Two and one-half years ago, on 11 February 2011, Pierre Sprey and I posted the blog entry, Why is Boeing Imploding?. This post is still the fourth most popular since I began this website in 2008. It describes how the corrosive practices of the Military - Industrial - Congressional Complex (MICC) spill over to weaken manufacturing competitiveness in the private sector. Included in this blog entry was a link to a very revealing internal 2001 Boeing report documenting perils of outsourcing production as a means of increasing profitability to Boeing. Increased outsourcing was and remains a central tenant of the plan for production of the Boeing 787 program.

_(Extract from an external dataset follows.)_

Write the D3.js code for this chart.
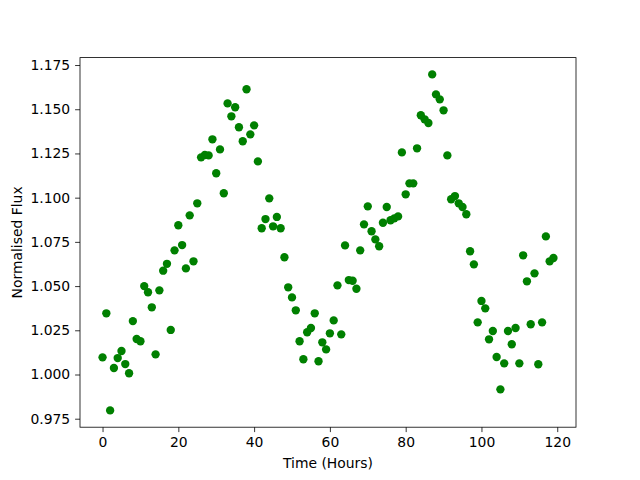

The spillover of MICC’s dysfunctional manufacturing practices into the private manufacturing sector has a lot to do with America's economic stagnation. The uncompetitiveness of the defense sector and the dangers of spillover are themes I have addressed repeatedly -- for example, here or here, esp. beginning with 2nd paragraph of pg. 58.
That the MICC's disfunctional practices would contribute to deindustrialization and the eventual loss of high paying manufacturing jobs was first foreseen and written about in late 1950s by Professor Seymour Melman of Columbia University. In his prescient book, Profits Without Production (Knopf, 1983), Melman explained why the growing militarization of our economy was one of the central causes of the decline in America’s manufacturing competitiveness and the loss of high wage manufacturing jobs. This decline started in the 1970s, but Melman showed how it grew out of seeds planted by the permanent military mobilization of a huge defense industry in the 1950s. The introduction “How The Yankees Lost Their Knowhow” is worth the price of book.
Fast forward to July 2013: My good friend Andrew Cockburn has brilliantly updated the sorry story of Boeing's implosion in an important Harpers essay “How Boeing’s adoption of defense-related contracting practices led to the flawed Dreamliner 787.”
Read it carefully, because without saying so, Andrew's case study reminds us of the prescient but ignored warnings in Melman’s pathbreaking work in identifying some of the real causes of America’s industrial decline, the loss of high paying manufacturing jobs (plotted in Figures 1 and 2 here), and the rise of inequality -- and now the opportunity costs incurred when a manufacturing company uses DoD outsourcing practices to maximize profits by reducing its own production, while passing the increased risks of air travel onto the customer.